WHAT YOU ARE ASKED TO DO
Print the listing below exactly.

* Begin *

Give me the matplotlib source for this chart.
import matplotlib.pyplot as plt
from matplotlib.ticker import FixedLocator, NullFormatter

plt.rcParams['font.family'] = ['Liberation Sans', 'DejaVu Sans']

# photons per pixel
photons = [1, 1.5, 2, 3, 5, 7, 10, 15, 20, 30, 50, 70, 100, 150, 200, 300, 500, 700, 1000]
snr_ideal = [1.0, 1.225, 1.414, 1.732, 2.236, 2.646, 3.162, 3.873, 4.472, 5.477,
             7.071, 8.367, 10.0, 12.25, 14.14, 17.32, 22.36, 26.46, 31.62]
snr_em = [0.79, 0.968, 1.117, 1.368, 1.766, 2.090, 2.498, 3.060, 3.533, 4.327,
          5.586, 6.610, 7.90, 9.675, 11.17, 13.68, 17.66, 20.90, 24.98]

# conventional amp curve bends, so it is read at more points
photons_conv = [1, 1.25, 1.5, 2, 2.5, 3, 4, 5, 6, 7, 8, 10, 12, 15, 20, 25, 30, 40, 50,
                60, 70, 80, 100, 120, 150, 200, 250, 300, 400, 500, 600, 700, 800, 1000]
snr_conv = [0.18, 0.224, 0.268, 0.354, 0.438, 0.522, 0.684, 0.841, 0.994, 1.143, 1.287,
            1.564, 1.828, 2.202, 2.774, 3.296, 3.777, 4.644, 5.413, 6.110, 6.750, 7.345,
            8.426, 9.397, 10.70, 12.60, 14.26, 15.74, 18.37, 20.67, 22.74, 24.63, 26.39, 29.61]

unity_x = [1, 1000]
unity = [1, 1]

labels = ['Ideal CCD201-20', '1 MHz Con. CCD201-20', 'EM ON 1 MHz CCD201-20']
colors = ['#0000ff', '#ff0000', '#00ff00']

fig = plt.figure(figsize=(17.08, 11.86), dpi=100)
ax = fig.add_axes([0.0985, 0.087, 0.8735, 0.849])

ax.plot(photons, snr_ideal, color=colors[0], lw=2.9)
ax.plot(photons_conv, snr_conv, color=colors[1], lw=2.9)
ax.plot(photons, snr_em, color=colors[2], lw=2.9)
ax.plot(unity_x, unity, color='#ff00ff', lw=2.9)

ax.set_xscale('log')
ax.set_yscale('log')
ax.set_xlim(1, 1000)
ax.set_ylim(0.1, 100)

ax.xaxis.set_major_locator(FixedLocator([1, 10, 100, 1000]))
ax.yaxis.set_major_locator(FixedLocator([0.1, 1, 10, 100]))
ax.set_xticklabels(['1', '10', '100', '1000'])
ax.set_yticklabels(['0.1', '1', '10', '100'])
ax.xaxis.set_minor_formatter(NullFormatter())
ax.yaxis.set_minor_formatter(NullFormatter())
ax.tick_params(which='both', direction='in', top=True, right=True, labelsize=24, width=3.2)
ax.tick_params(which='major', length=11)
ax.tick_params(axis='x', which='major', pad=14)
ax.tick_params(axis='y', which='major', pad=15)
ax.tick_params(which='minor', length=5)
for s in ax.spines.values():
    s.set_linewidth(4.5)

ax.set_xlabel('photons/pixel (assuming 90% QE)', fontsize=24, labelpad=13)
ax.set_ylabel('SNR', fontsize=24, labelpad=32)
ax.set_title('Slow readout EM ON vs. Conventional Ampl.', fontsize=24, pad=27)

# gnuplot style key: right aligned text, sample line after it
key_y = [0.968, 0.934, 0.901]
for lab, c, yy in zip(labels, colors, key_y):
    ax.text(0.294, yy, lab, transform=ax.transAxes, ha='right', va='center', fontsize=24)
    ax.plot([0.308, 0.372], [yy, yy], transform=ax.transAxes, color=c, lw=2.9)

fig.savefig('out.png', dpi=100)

* End *

RESPONSE FOR THIS EXERCISE
Give me the matplotlib source for this chart.
import matplotlib.pyplot as plt
from matplotlib.ticker import FixedLocator, NullFormatter

plt.rcParams['font.family'] = ['Liberation Sans', 'DejaVu Sans']

# photons per pixel
photons = [1, 1.5, 2, 3, 5, 7, 10, 15, 20, 30, 50, 70, 100, 150, 200, 300, 500, 700, 1000]
snr_ideal = [1.0, 1.225, 1.414, 1.732, 2.236, 2.646, 3.162, 3.873, 4.472, 5.477,
             7.071, 8.367, 10.0, 12.25, 14.14, 17.32, 22.36, 26.46, 31.62]
snr_em = [0.79, 0.968, 1.117, 1.368, 1.766, 2.090, 2.498, 3.060, 3.533, 4.327,
          5.586, 6.610, 7.90, 9.675, 11.17, 13.68, 17.66, 20.90, 24.98]

# conventional amp curve bends, so it is read at more points
photons_conv = [1, 1.25, 1.5, 2, 2.5, 3, 4, 5, 6, 7, 8, 10, 12, 15, 20, 25, 30, 40, 50,
                60, 70, 80, 100, 120, 150, 200, 250, 300, 400, 500, 600, 700, 800, 1000]
snr_conv = [0.18, 0.224, 0.268, 0.354, 0.438, 0.522, 0.684, 0.841, 0.994, 1.143, 1.287,
            1.564, 1.828, 2.202, 2.774, 3.296, 3.777, 4.644, 5.413, 6.110, 6.750, 7.345,
            8.426, 9.397, 10.70, 12.60, 14.26, 15.74, 18.37, 20.67, 22.74, 24.63, 26.39, 29.61]

unity_x = [1, 1000]
unity = [1, 1]

labels = ['Ideal CCD201-20', '1 MHz Con. CCD201-20', 'EM ON 1 MHz CCD201-20']
colors = ['#0000ff', '#ff0000', '#00ff00']

fig = plt.figure(figsize=(17.08, 11.86), dpi=100)
ax = fig.add_axes([0.0985, 0.087, 0.8735, 0.849])

ax.plot(photons, snr_ideal, color=colors[0], lw=2.9)
ax.plot(photons_conv, snr_conv, color=colors[1], lw=2.9)
ax.plot(photons, snr_em, color=colors[2], lw=2.9)
ax.plot(unity_x, unity, color='#ff00ff', lw=2.9)

ax.set_xscale('log')
ax.set_yscale('log')
ax.set_xlim(1, 1000)
ax.set_ylim(0.1, 100)

ax.xaxis.set_major_locator(FixedLocator([1, 10, 100, 1000]))
ax.yaxis.set_major_locator(FixedLocator([0.1, 1, 10, 100]))
ax.set_xticklabels(['1', '10', '100', '1000'])
ax.set_yticklabels(['0.1', '1', '10', '100'])
ax.xaxis.set_minor_formatter(NullFormatter())
ax.yaxis.set_minor_formatter(NullFormatter())
ax.tick_params(which='both', direction='in', top=True, right=True, labelsize=24, width=3.2)
ax.tick_params(which='major', length=11)
ax.tick_params(axis='x', which='major', pad=14)
ax.tick_params(axis='y', which='major', pad=15)
ax.tick_params(which='minor', length=5)
for s in ax.spines.values():
    s.set_linewidth(4.5)

ax.set_xlabel('photons/pixel (assuming 90% QE)', fontsize=24, labelpad=13)
ax.set_ylabel('SNR', fontsize=24, labelpad=32)
ax.set_title('Slow readout EM ON vs. Conventional Ampl.', fontsize=24, pad=27)

# gnuplot style key: right aligned text, sample line after it
key_y = [0.968, 0.934, 0.901]
for lab, c, yy in zip(labels, colors, key_y):
    ax.text(0.294, yy, lab, transform=ax.transAxes, ha='right', va='center', fontsize=24)
    ax.plot([0.308, 0.372], [yy, yy], transform=ax.transAxes, color=c, lw=2.9)

fig.savefig('out.png', dpi=100)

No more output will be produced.